I wasn’t upset that she proposed it. I guess I’ve just never taken time to think about what would be different. So I did.
Here are just a few things I came up with that would be different about me
if I was not a Student Pastor:
1. I WOULD HAVE MOSTLY FREE EVENINGS AND WEEKENDS
The time and preparation that go into running a student ministry is exhausting.
It is a job that never sleeps.
It is a job that follows you home.
It is a calling that keeps you up at night and on your knees in the morning.
It is a calling that is about people and relationships.
It requires extra time in order to grow and flourish and it requires prayer and preparation in order to align with God’s heart.
There are many nights where I want to come home from working 40 hours at my secular job and just read a book with a cup of tea, or go for a walk, or work on my writing. But it rarely happens.
My free times quickly becomes just plain ol’ time.
2. I WOULD HAVE A HEALTHIER LIFESTYLE
There are some things that never change.
And the food that shows up when students are together is one of those things.
There will always be pizza.

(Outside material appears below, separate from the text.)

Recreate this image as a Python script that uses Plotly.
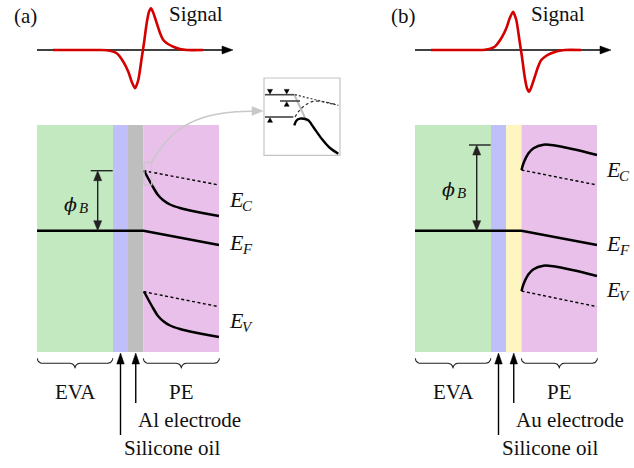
import numpy as np
import plotly.graph_objects as go

W, H = 634, 468
FONT = "Liberation Serif"

# ---------------- data ----------------
panel_labels = ["(a)", "(b)"]
panel_dx = [0, 378]                      # horizontal offset of panel (b)
electrode_names = ["Al electrode", "Au electrode"]
layer_names = ["EVA", "Silicone oil", "electrode", "PE"]
layer_edges = [37, 113, 128, 143.5, 219]  # x edges of layers (panel a)
layer_top, layer_bottom = 125, 352
layer_colors = [["#c2e9c0", "#bfbffa", "#bebebe", "#e9c0ea"],
                ["#c2e9c0", "#bfbffa", "#fff5c0", "#e9c0ea"]]

# Fermi level
fermi_y = 230.7
fermi_end_y = 245

# Barrier height marker (top of phi_B arrow)
phiB_top = [170.7, 145]
phiB_x = [97.7, 476.7]
phiB_tick = [[90.7, 112.7], [469, 490.7]]
phiB_label_x = [63, 441]
phiB_label_y = [204, 189]

# Band edges, panel (a): decaying band bending
ec_a_x = [144, 148, 153, 158, 163, 170, 180, 195, 219]
ec_a_y = [170.5, 178, 187, 195, 200, 204.5, 208, 211.5, 216]
ev_a_y = [291.5, 299, 308, 316, 321, 325.5, 329, 332.5, 337]
# Band edges, panel (b): upward band bending
ec_b_x = [521.5, 523.5, 528.5, 533.5, 543.5, 553.5, 573.5, 597]
ec_b_y = [170, 163.3, 153.3, 148.3, 144.7, 145.3, 149.3, 155]
ev_b_y = [291, 284.3, 274.3, 269.3, 265.7, 266.3, 270.3, 276]
# Flat-band reference (dotted)
ec_ref = [[170.7, 185], [170, 185]]
ev_ref = [[291.7, 306.7], [291, 306.7]]
band_label_x = [228, 605]
band_label_y = [[202, 245, 323], [172, 245.5, 292]]
band_subs = ["C", "F", "V"]

# Signal waveform (time offset from zero crossing, amplitude)
sig_zero_x = 143
sig_base_y = 50
sig_t = [-90, -43, -36, -26.3, -19.7, -14.7, -11.3, -8, -4.7, -1.3, 1, 3.7, 6,
         8, 10, 13.7, 17, 20.3, 25, 30.3, 37, 44, 60]
sig_amp = [0, 0, -0.3, -3.3, -11.7, -21.7, -31.7, -38.3, -30, -8, 7, 27, 38.3,
           41.7, 38, 27, 17, 10, 6, 3.3, 1, 0, 0]
sig_sign = [1, -1]
sig_axis = [37, 233]
sig_label_x = [167, 529]

# Inset (panel a): zoom of barrier region
inset_box = [264, 78, 340, 155.3]
inset_marker_box = [144, 162.3, 151.7, 185]
inset_lines = [([265, 294.3], [94.7, 94.7]), ([280, 300], [101, 101]),
               ([265, 293.3], [117, 117])]
inset_grey_x, inset_grey_y = [294.3, 306.7], [94.7, 121.3]
inset_dot_x, inset_dot_y = [295, 338], [94.7, 105.3]
inset_dash_x = [295, 299, 305, 313.3, 325, 338.3]
inset_dash_y = [117, 111, 105.3, 101.3, 102, 105.3]
inset_solid_x = [294.3, 296.5, 300, 304, 308.3, 313.3, 321.7, 330, 338.3]
inset_solid_y = [125.3, 120.5, 118.7, 118.8, 120.3, 127, 138.7, 148, 153.7]
inset_tri_down = ([270, 286.7], [94.7, 94.7])   # tips touching line
inset_tri_up = ([286.7, 270], [101, 117])
connector_x = [151.7, 158, 166, 176, 188, 202, 218, 236, 252]
connector_y = [162.3, 152, 142, 132, 124, 118, 114, 111.8, 111.2]
connector_tip = (263, 111)

# Labels under the stacks
brace_spans = [[37.3, 112.7], [143.3, 219.3]]
brace_top = 358.3
group_label_y = 392
arrow_tip_y = 353
oil_arrow_bottom = 435
elec_arrow_bottom = 403
oil_label_y = 448
elec_label_y = 420

# ---------------- figure ----------------
fig = go.Figure()
shapes, ann = [], []


def line(x, y, color="black", width=2.5, dash=None, shape="linear", smoothing=1.0):
    fig.add_trace(go.Scatter(x=x, y=y, mode="lines", hoverinfo="skip",
                             line=dict(color=color, width=width, dash=dash,
                                       shape=shape, smoothing=smoothing)))


def head(tx, ty, ux, uy, L, Wd, color):
    """filled triangle with tip at (tx,ty) pointing along unit (ux,uy)"""
    bx, by = tx - ux * L, ty - uy * L
    px, py = -uy, ux
    xs = [tx, bx + px * Wd / 2, bx - px * Wd / 2, tx]
    ys = [ty, by + py * Wd / 2, by - py * Wd / 2, ty]
    fig.add_trace(go.Scatter(x=xs, y=ys, mode="lines", fill="toself", fillcolor=color,
                             hoverinfo="skip", line=dict(color=color, width=0.5)))


def arrow(x, y, ax, ay, color="black", width=1.4, both=False, L=10, Wd=7.5):
    d = np.hypot(x - ax, y - ay)
    ux, uy = (x - ax) / d, (y - ay) / d
    x0, y0 = (ax + ux * L * 0.8, ay + uy * L * 0.8) if both else (ax, ay)
    line([x0, x - ux * L * 0.8], [y0, y - uy * L * 0.8], color=color, width=width)
    head(x, y, ux, uy, L, Wd, color)
    if both:
        head(ax, ay, -ux, -uy, L, Wd, color)


def text(x, y, s, size=21, xanchor="center", yanchor="middle", family=FONT,
         style="normal", pad=1):
    ann.append(dict(x=x, y=y, xref="x", yref="y", text=s, showarrow=False,
                    xanchor=xanchor, yanchor=yanchor, borderpad=pad,
                    font=dict(family=family, size=size, color="#111", style=style)))


def brace(x0, x1, y0, d=10):
    r = d / 2
    mid = (x0 + x1) / 2
    xs, ys = [], []
    for cx, cy, t0, t1 in [(x0 + r, y0, np.pi, np.pi / 2),
                           (mid - r, y0 + 2 * r, -np.pi / 2, 0),
                           (mid + r, y0 + 2 * r, np.pi, 1.5 * np.pi),
                           (x1 - r, y0, np.pi / 2, 0)]:
        th = np.linspace(t0, t1, 10)
        xs += list(cx + r * np.cos(th))
        ys += list(cy + r * np.sin(th))
    line(xs, ys, color="#222", width=1.1)


for p in range(2):
    dx = panel_dx[p]
    edges = [e + dx for e in layer_edges]
    # layers
    for i in range(4):
        shapes.append(dict(type="rect", xref="x", yref="y", layer="below",
                           x0=edges[i], x1=edges[i + 1], y0=layer_top, y1=layer_bottom,
                           fillcolor=layer_colors[p][i], line=dict(width=0)))
    # Fermi level
    line([edges[0], edges[3], edges[4]], [fermi_y, fermi_y, fermi_end_y])
    # dotted references
    line([edges[3], edges[4]], ec_ref[p], width=1.4, dash="3px,2.5px")
    line([edges[3], edges[4]], ev_ref[p], width=1.4, dash="3px,2.5px")
    # band edges
    if p == 0:
        line(ec_a_x, ec_a_y, shape="spline", smoothing=0.8)
        line(ec_a_x, ev_a_y, shape="spline", smoothing=0.8)
    else:
        line(ec_b_x, ec_b_y, shape="spline", smoothing=0.8)
        line(ec_b_x, ev_b_y, shape="spline", smoothing=0.8)
    # phi_B
    line(phiB_tick[p], [phiB_top[p]] * 2, color="#222", width=1.4)
    arrow(phiB_x[p], phiB_top[p], phiB_x[p], fermi_y, color="#222", both=True,
          L=10, Wd=8)
    text(phiB_label_x[p], phiB_label_y[p], "ϕ", size=19, xanchor="left",
         family="DejaVu Serif", style="italic", pad=0)
    text(phiB_label_x[p] + 14.5, phiB_label_y[p] + 4, "B", size=15, xanchor="left",
         style="italic", pad=0)
    # band labels
    for lab, yy in zip(band_subs, band_label_y[p]):
        text(band_label_x[p], yy - 2.5, "E", size=22, xanchor="left", style="italic",
             pad=0)
        text(band_label_x[p] + 12.5, yy + 4, lab, size=15, xanchor="left",
             style="italic", pad=0)
    # signal
    arrow(sig_axis[1] + dx, sig_base_y, sig_axis[0] + dx, sig_base_y, width=1.3,
          L=11, Wd=8)
    sx = [sig_zero_x + dx + t for t in sig_t]
    sy = [sig_base_y - sig_sign[p] * a for a in sig_amp]
    line(sx, sy, color="#d40000", width=2.6, shape="spline", smoothing=0.6)
    text(sig_label_x[p], 14, "Signal", xanchor="left")
    text(25 + dx, 16, panel_labels[p])
    # braces + labels
    for (b0, b1), name in zip(brace_spans, ["EVA", "PE"]):
        brace(b0 + dx, b1 + dx, brace_top)
        text((b0 + b1) / 2 + dx, group_label_y, name)
    oil_x = (edges[1] + edges[2]) / 2
    el_x = (edges[2] + edges[3]) / 2
    arrow(oil_x, arrow_tip_y, oil_x, oil_arrow_bottom, width=1.4, L=11, Wd=7.5)
    arrow(el_x, arrow_tip_y, el_x, elec_arrow_bottom, width=1.4, L=11, Wd=7.5)
    text(oil_x + 1, oil_label_y, "Silicone oil", xanchor="left")
    text(el_x, elec_label_y, electrode_names[p], xanchor="left")

# inset (panel a)
shapes.append(dict(type="rect", xref="x", yref="y", layer="below",
                   x0=inset_box[0], y0=inset_box[1], x1=inset_box[2], y1=inset_box[3],
                   fillcolor="white", line=dict(color="#c4c4c4", width=1.2)))
shapes.append(dict(type="rect", xref="x", yref="y", layer="above",
                   x0=inset_marker_box[0], y0=inset_marker_box[1],
                   x1=inset_marker_box[2], y1=inset_marker_box[3],
                   line=dict(color="#c8c8c8", width=1.2)))
line(connector_x, connector_y, color="#c8c8c8", width=1.5, shape="spline")
head(connector_tip[0], connector_tip[1], 1, 0, 11, 9, "#c8c8c8")
line(inset_grey_x, inset_grey_y, color="#bdbdbd", width=2)
for lx, ly in inset_lines:
    line(lx, ly, color="#444", width=1.6)
line(inset_dot_x, inset_dot_y, color="#333", width=1.2, dash="2px,2px")
line(inset_dash_x, inset_dash_y, color="#333", width=1.2, dash="3px,2.5px", shape="spline")
line(inset_solid_x, inset_solid_y, width=2.4, shape="spline", smoothing=0.8)
for tx, ty in zip(*inset_tri_down):
    head(tx, ty - 0.8, 0, 1, 4.5, 5, "black")
for tx, ty in zip(*inset_tri_up):
    head(tx, ty + 0.8, 0, -1, 4.5, 5, "black")

fig.update_layout(
    width=W, height=H, margin=dict(l=0, r=0, t=0, b=0),
    paper_bgcolor="white", plot_bgcolor="white", showlegend=False,
    xaxis=dict(range=[0, W], visible=False, fixedrange=True),
    yaxis=dict(range=[H, 0], visible=False, fixedrange=True),
    shapes=shapes, annotations=ann,
)
fig.write_html("out.html", config={"displayModeBar": False})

There will always be chips.
And if you are part of Pursuit Student Ministries there will always be Oreo’s.
I realized that about 40% of my diet consists of Hot-N-Ready Pizza and stale Doritos.

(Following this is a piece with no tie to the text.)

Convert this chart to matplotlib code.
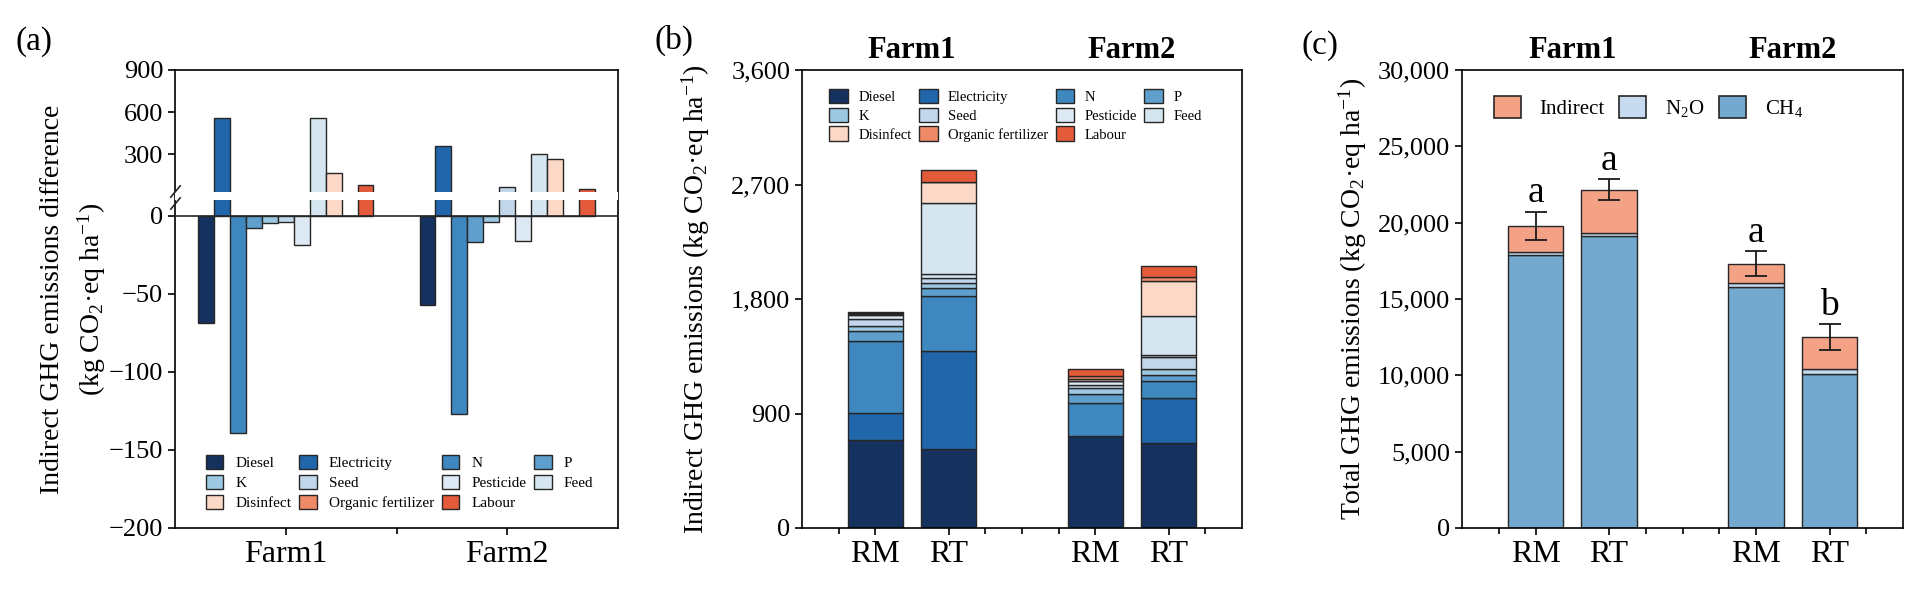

To say I’m not beach-body ready would be a major understatement.
I also recently realized that I have taken part in more all-nighters in my two years of Student Ministry than I did in the first 22 years of my life.

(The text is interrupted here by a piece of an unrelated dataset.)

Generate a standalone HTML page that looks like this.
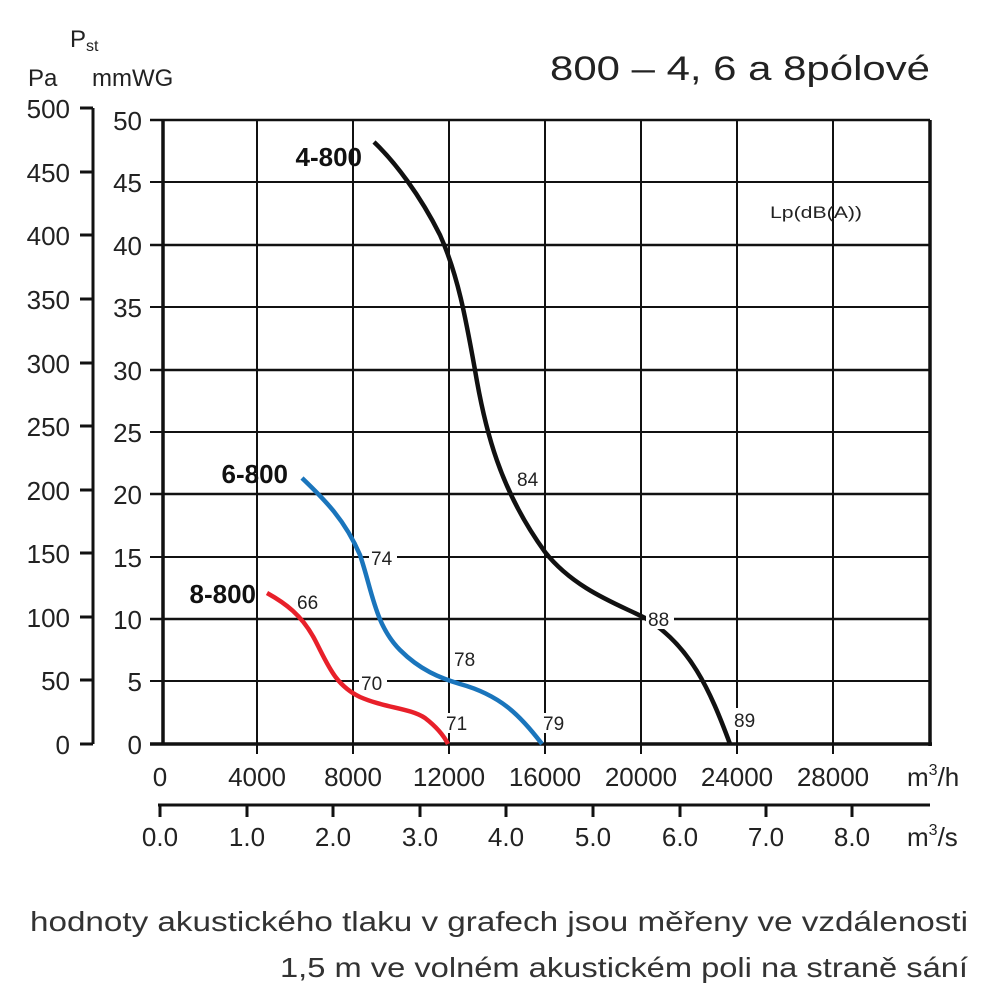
<!DOCTYPE html>
<html><head><meta charset="utf-8"><style>body{margin:0;background:#fff}svg{display:block}</style></head><body>
<svg width="1000" height="1000" viewBox="0 0 1000 1000" xmlns="http://www.w3.org/2000/svg" font-family="Liberation Sans, sans-serif" fill="#222">
<g stroke="#111">
<g stroke-width="2.5">
<line x1="150" y1="120" x2="930" y2="120"/><line x1="150" y1="245" x2="930" y2="245"/><line x1="150" y1="370" x2="930" y2="370"/><line x1="150" y1="494" x2="930" y2="494"/><line x1="150" y1="619" x2="930" y2="619"/>
</g>
<g stroke-width="2">
<line x1="150" y1="182" x2="930" y2="182"/><line x1="150" y1="307" x2="930" y2="307"/><line x1="150" y1="432" x2="930" y2="432"/><line x1="150" y1="557" x2="930" y2="557"/><line x1="150" y1="681" x2="930" y2="681"/>
</g>
<line x1="150" y1="744" x2="932" y2="744" stroke-width="3.5"/>
<line x1="163" y1="120" x2="163" y2="744" stroke-width="3.5"/>
<line x1="930" y1="120" x2="930" y2="746" stroke-width="3.5"/>
<g stroke-width="2">
<line x1="257" y1="120" x2="257" y2="754"/><line x1="353" y1="120" x2="353" y2="754"/><line x1="449" y1="120" x2="449" y2="754"/><line x1="545" y1="120" x2="545" y2="754"/><line x1="641" y1="120" x2="641" y2="754"/><line x1="737" y1="120" x2="737" y2="754"/><line x1="833" y1="120" x2="833" y2="754"/>
</g>
<line x1="93" y1="108" x2="93" y2="744" stroke-width="3"/>
<g stroke-width="3">
<line x1="80" y1="108" x2="93" y2="108"/><line x1="80" y1="172" x2="93" y2="172"/><line x1="80" y1="235" x2="93" y2="235"/><line x1="80" y1="299" x2="93" y2="299"/><line x1="80" y1="363" x2="93" y2="363"/><line x1="80" y1="426" x2="93" y2="426"/><line x1="80" y1="490" x2="93" y2="490"/><line x1="80" y1="553" x2="93" y2="553"/><line x1="80" y1="617" x2="93" y2="617"/><line x1="80" y1="680" x2="93" y2="680"/><line x1="80" y1="744" x2="93" y2="744"/>
</g>
<line x1="158" y1="805" x2="930" y2="805" stroke-width="3"/>
<g stroke-width="3">
<line x1="160" y1="805" x2="160" y2="817"/><line x1="247" y1="805" x2="247" y2="817"/><line x1="333" y1="805" x2="333" y2="817"/><line x1="420" y1="805" x2="420" y2="817"/><line x1="506" y1="805" x2="506" y2="817"/><line x1="593" y1="805" x2="593" y2="817"/><line x1="680" y1="805" x2="680" y2="817"/><line x1="766" y1="805" x2="766" y2="817"/><line x1="852" y1="805" x2="852" y2="817"/>
</g>
</g>
<g font-size="26" text-anchor="end">
<text x="70" y="118">500</text><text x="70" y="182">450</text><text x="70" y="245">400</text><text x="70" y="309">350</text><text x="70" y="373">300</text><text x="70" y="436">250</text><text x="70" y="500">200</text><text x="70" y="563">150</text><text x="70" y="627">100</text><text x="70" y="690">50</text><text x="70" y="754">0</text>
<text x="142" y="130">50</text><text x="142" y="192">45</text><text x="142" y="255">40</text><text x="142" y="317">35</text><text x="142" y="380">30</text><text x="142" y="442">25</text><text x="142" y="504">20</text><text x="142" y="567">15</text><text x="142" y="629">10</text><text x="142" y="691">5</text><text x="142" y="754">0</text>
</g>
<g font-size="26" text-anchor="middle">
<text x="160" y="786">0</text><text x="257" y="786">4000</text><text x="353" y="786">8000</text><text x="449" y="786">12000</text><text x="545" y="786">16000</text><text x="641" y="786">20000</text><text x="737" y="786">24000</text><text x="833" y="786">28000</text>
<text x="160" y="846">0.0</text><text x="247" y="846">1.0</text><text x="333" y="846">2.0</text><text x="420" y="846">3.0</text><text x="506" y="846">4.0</text><text x="593" y="846">5.0</text><text x="680" y="846">6.0</text><text x="766" y="846">7.0</text><text x="852" y="846">8.0</text>
</g>
<text x="907" y="786" font-size="26">m<tspan font-size="16" dy="-11">3</tspan><tspan dy="11">/h</tspan></text>
<text x="907" y="846" font-size="26">m<tspan font-size="16" dy="-11">3</tspan><tspan dy="11">/s</tspan></text>
<text x="28" y="86" font-size="24">Pa</text>
<text x="70" y="47" font-size="24">P<tspan font-size="16" dy="4">st</tspan></text>
<text x="92" y="86" font-size="24">mmWG</text>
<text x="930" y="80" font-size="34" text-anchor="end" textLength="380" lengthAdjust="spacingAndGlyphs">800 – 4, 6 a 8pólové</text>
<text x="862" y="218" font-size="17" text-anchor="end" textLength="92" lengthAdjust="spacingAndGlyphs">Lp(dB(A))</text>
<g font-size="26" font-weight="bold" text-anchor="end" fill="#111">
<text x="362" y="166">4-800</text><text x="288" y="483">6-800</text><text x="256" y="603">8-800</text>
</g>
<path d="M374,142 C395,162 420,195 440,235 C458,275 466,320 475,370 C485,430 500,490 545,552 C575,590 620,605 645,618 C690,645 710,690 730,744" fill="none" stroke="#111" stroke-width="4.5"/>
<path d="M302,478 C325,500 345,520 360,555 C372,590 375,625 400,650 C420,670 440,678 460,684 C500,695 520,715 542,744" fill="none" stroke="#1a75bc" stroke-width="4.5"/>
<path d="M267,593 C285,603 302,615 315,640 C328,665 335,685 360,697 C385,708 410,708 425,718 C438,728 444,736 448,744" fill="none" stroke="#e8202a" stroke-width="4.5"/>
<g font-size="19">
<rect x="369" y="546" width="28" height="22" fill="#fff"/><text x="371" y="565">74</text>
<text x="297" y="609">66</text>
<rect x="359" y="671" width="28" height="22" fill="#fff"/><text x="361" y="690">70</text>
<text x="454" y="666">78</text>
<rect x="444" y="713" width="28" height="20" fill="#fff"/><text x="446" y="730">71</text>
<rect x="541" y="713" width="28" height="20" fill="#fff"/><text x="543" y="730">79</text>
<text x="517" y="486">84</text>
<rect x="646" y="607" width="28" height="22" fill="#fff"/><text x="648" y="626">88</text>
<rect x="732" y="708" width="28" height="22" fill="#fff"/><text x="734" y="727">89</text>
</g>
<g font-size="28" text-anchor="end" fill="#333">
<text x="968" y="931" textLength="938" lengthAdjust="spacingAndGlyphs">hodnoty akustického tlaku v grafech jsou měřeny ve vzdálenosti</text>
<text x="968" y="977" textLength="688" lengthAdjust="spacingAndGlyphs">1,5 m ve volném akustickém poli na straně sání</text>
</g>
</svg>
</body></html>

(That’s right, I made it through college without a single one).
And on the nights when I actually go to sleep, I’m usually up and working on a series or preparing an event before the Matrix has even begun to form the roads outside of my front door.
3. I WOULD FACE LESS SCRUTINY
At some point in ministry most pastors feel the pressure of either being in the spotlight,
under a microscope,
or on a pedestal.
There is something so tiring and uneasy about all three places.
Non-believers are holding their breath waiting for you to make a mistake.
To misquote scripture. To get frustrated with a co-worker. To get caught in a lie.
Believers are on the edge of their pews waiting for you to slip up to.
To wear jeans on a Sunday morning. To have family struggles.
To admit that you don’t like Toby Mac and that you thought the movie Fireproof was cheesy.
This kind of critical observation has a way of tearing people down.
4. I WOULD HAVE A MORE MATURE VOCABULARY
There are words that I have entered my brain when in the presence of teenagers that will not go away. Bro.
And these are just a few.
I realized I had a problem when I heard myself ask a co-worker if he was salty after missing out on the last cup of coffee in the break room. There’s no taking that one back (bro).
MOST IMPORTANTLY –
5. I WOULD BE AN EMPTY SHELL OF THE PERSON I AM TODAY
Are the first 4 things (and dozens more) difficult and draining parts of what I do? Absolutely.
But here is why it doesn’t matter:
Regardless of how much effort, sacrifice, time, or change something may require of me,
I know that these things have made me who I am.
I know that our students, past and present, have made me who I am.
I’ve learned that if you are fulfilling your purpose,
the blood, sweat, and tears are ALWAYS worth it.
So, no matter who you are,
whether you are a believer or not,
whether you have a job or not,
whether you feel able or not,
Do the thing that makes it worth it.
Even if it seems foolish to other people,
Even if it takes up your free time and your free energy,
Even if there are times that you question whether you can handle it without breaking…
Do the one thing that makes it all worth it.